--- Begin ---

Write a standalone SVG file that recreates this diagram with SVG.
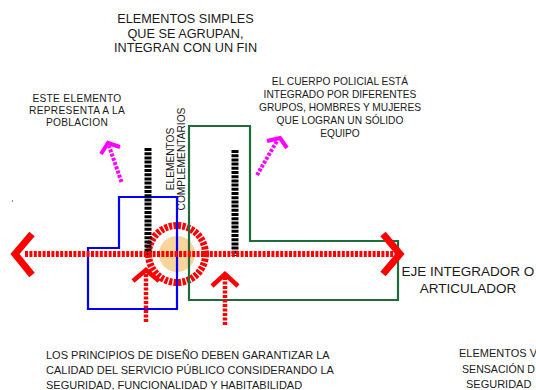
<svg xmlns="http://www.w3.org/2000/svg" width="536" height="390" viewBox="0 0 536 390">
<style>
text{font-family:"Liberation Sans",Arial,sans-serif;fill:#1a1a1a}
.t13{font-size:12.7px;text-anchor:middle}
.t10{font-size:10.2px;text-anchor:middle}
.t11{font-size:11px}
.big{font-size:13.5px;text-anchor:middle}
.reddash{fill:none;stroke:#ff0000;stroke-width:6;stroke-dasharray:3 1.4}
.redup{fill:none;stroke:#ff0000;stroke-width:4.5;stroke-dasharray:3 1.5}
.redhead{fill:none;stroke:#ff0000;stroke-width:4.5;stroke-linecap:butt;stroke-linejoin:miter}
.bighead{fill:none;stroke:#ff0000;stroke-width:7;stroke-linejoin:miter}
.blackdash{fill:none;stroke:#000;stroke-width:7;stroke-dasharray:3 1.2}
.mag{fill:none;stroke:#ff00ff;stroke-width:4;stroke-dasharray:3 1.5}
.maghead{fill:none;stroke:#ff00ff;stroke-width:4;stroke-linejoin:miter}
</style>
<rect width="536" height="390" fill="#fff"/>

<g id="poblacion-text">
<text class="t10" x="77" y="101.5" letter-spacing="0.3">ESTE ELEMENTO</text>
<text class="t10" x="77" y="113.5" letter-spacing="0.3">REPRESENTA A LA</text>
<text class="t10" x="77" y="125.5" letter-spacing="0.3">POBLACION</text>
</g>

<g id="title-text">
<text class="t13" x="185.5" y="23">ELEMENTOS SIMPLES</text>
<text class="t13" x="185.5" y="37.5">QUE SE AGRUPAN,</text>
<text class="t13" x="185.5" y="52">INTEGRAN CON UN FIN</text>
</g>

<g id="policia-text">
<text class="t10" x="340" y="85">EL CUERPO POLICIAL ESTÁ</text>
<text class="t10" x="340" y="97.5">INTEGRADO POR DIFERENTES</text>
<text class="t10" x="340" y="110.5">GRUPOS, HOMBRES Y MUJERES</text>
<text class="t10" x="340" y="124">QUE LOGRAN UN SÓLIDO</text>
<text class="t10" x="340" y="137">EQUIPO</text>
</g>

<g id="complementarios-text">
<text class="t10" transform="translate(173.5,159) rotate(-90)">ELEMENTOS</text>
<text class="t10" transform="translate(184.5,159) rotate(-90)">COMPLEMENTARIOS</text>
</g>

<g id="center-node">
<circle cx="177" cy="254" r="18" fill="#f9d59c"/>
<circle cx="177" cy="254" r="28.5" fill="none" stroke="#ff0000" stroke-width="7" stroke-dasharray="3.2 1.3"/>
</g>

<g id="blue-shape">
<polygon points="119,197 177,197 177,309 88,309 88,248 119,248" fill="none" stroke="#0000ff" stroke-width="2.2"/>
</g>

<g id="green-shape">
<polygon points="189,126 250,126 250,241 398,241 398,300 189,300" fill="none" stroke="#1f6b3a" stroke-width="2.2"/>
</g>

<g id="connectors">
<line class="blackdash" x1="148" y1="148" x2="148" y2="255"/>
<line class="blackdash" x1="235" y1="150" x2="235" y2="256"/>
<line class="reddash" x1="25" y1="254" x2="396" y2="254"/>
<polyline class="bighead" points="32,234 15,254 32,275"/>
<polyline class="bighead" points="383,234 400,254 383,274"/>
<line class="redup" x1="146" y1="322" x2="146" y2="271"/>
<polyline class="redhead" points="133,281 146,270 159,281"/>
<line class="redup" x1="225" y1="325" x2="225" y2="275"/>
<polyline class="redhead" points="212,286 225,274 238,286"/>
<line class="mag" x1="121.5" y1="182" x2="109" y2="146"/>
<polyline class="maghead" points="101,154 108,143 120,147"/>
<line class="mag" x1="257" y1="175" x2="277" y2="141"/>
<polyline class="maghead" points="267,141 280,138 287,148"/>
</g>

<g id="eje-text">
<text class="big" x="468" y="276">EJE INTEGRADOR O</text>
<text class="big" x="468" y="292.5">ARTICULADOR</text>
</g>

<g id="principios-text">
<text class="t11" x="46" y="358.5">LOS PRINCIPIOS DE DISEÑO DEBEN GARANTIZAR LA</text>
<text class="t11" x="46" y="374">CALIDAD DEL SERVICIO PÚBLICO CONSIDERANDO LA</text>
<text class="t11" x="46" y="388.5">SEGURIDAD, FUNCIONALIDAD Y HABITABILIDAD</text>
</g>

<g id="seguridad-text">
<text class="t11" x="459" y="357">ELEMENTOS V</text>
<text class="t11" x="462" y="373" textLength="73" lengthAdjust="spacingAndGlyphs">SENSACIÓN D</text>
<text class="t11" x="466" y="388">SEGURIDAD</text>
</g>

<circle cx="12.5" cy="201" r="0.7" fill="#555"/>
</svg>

--- End ---

» **Task details**: Write out the full listing verbatim, excluding its pictures.

» **Solution below**:
Write a standalone SVG file that recreates this diagram with SVG.
<svg xmlns="http://www.w3.org/2000/svg" width="536" height="390" viewBox="0 0 536 390">
<style>
text{font-family:"Liberation Sans",Arial,sans-serif;fill:#1a1a1a}
.t13{font-size:12.7px;text-anchor:middle}
.t10{font-size:10.2px;text-anchor:middle}
.t11{font-size:11px}
.big{font-size:13.5px;text-anchor:middle}
.reddash{fill:none;stroke:#ff0000;stroke-width:6;stroke-dasharray:3 1.4}
.redup{fill:none;stroke:#ff0000;stroke-width:4.5;stroke-dasharray:3 1.5}
.redhead{fill:none;stroke:#ff0000;stroke-width:4.5;stroke-linecap:butt;stroke-linejoin:miter}
.bighead{fill:none;stroke:#ff0000;stroke-width:7;stroke-linejoin:miter}
.blackdash{fill:none;stroke:#000;stroke-width:7;stroke-dasharray:3 1.2}
.mag{fill:none;stroke:#ff00ff;stroke-width:4;stroke-dasharray:3 1.5}
.maghead{fill:none;stroke:#ff00ff;stroke-width:4;stroke-linejoin:miter}
</style>
<rect width="536" height="390" fill="#fff"/>

<g id="poblacion-text">
<text class="t10" x="77" y="101.5" letter-spacing="0.3">ESTE ELEMENTO</text>
<text class="t10" x="77" y="113.5" letter-spacing="0.3">REPRESENTA A LA</text>
<text class="t10" x="77" y="125.5" letter-spacing="0.3">POBLACION</text>
</g>

<g id="title-text">
<text class="t13" x="185.5" y="23">ELEMENTOS SIMPLES</text>
<text class="t13" x="185.5" y="37.5">QUE SE AGRUPAN,</text>
<text class="t13" x="185.5" y="52">INTEGRAN CON UN FIN</text>
</g>

<g id="policia-text">
<text class="t10" x="340" y="85">EL CUERPO POLICIAL ESTÁ</text>
<text class="t10" x="340" y="97.5">INTEGRADO POR DIFERENTES</text>
<text class="t10" x="340" y="110.5">GRUPOS, HOMBRES Y MUJERES</text>
<text class="t10" x="340" y="124">QUE LOGRAN UN SÓLIDO</text>
<text class="t10" x="340" y="137">EQUIPO</text>
</g>

<g id="complementarios-text">
<text class="t10" transform="translate(173.5,159) rotate(-90)">ELEMENTOS</text>
<text class="t10" transform="translate(184.5,159) rotate(-90)">COMPLEMENTARIOS</text>
</g>

<g id="center-node">
<circle cx="177" cy="254" r="18" fill="#f9d59c"/>
<circle cx="177" cy="254" r="28.5" fill="none" stroke="#ff0000" stroke-width="7" stroke-dasharray="3.2 1.3"/>
</g>

<g id="blue-shape">
<polygon points="119,197 177,197 177,309 88,309 88,248 119,248" fill="none" stroke="#0000ff" stroke-width="2.2"/>
</g>

<g id="green-shape">
<polygon points="189,126 250,126 250,241 398,241 398,300 189,300" fill="none" stroke="#1f6b3a" stroke-width="2.2"/>
</g>

<g id="connectors">
<line class="blackdash" x1="148" y1="148" x2="148" y2="255"/>
<line class="blackdash" x1="235" y1="150" x2="235" y2="256"/>
<line class="reddash" x1="25" y1="254" x2="396" y2="254"/>
<polyline class="bighead" points="32,234 15,254 32,275"/>
<polyline class="bighead" points="383,234 400,254 383,274"/>
<line class="redup" x1="146" y1="322" x2="146" y2="271"/>
<polyline class="redhead" points="133,281 146,270 159,281"/>
<line class="redup" x1="225" y1="325" x2="225" y2="275"/>
<polyline class="redhead" points="212,286 225,274 238,286"/>
<line class="mag" x1="121.5" y1="182" x2="109" y2="146"/>
<polyline class="maghead" points="101,154 108,143 120,147"/>
<line class="mag" x1="257" y1="175" x2="277" y2="141"/>
<polyline class="maghead" points="267,141 280,138 287,148"/>
</g>

<g id="eje-text">
<text class="big" x="468" y="276">EJE INTEGRADOR O</text>
<text class="big" x="468" y="292.5">ARTICULADOR</text>
</g>

<g id="principios-text">
<text class="t11" x="46" y="358.5">LOS PRINCIPIOS DE DISEÑO DEBEN GARANTIZAR LA</text>
<text class="t11" x="46" y="374">CALIDAD DEL SERVICIO PÚBLICO CONSIDERANDO LA</text>
<text class="t11" x="46" y="388.5">SEGURIDAD, FUNCIONALIDAD Y HABITABILIDAD</text>
</g>

<g id="seguridad-text">
<text class="t11" x="459" y="357">ELEMENTOS V</text>
<text class="t11" x="462" y="373" textLength="73" lengthAdjust="spacingAndGlyphs">SENSACIÓN D</text>
<text class="t11" x="466" y="388">SEGURIDAD</text>
</g>

<circle cx="12.5" cy="201" r="0.7" fill="#555"/>
</svg>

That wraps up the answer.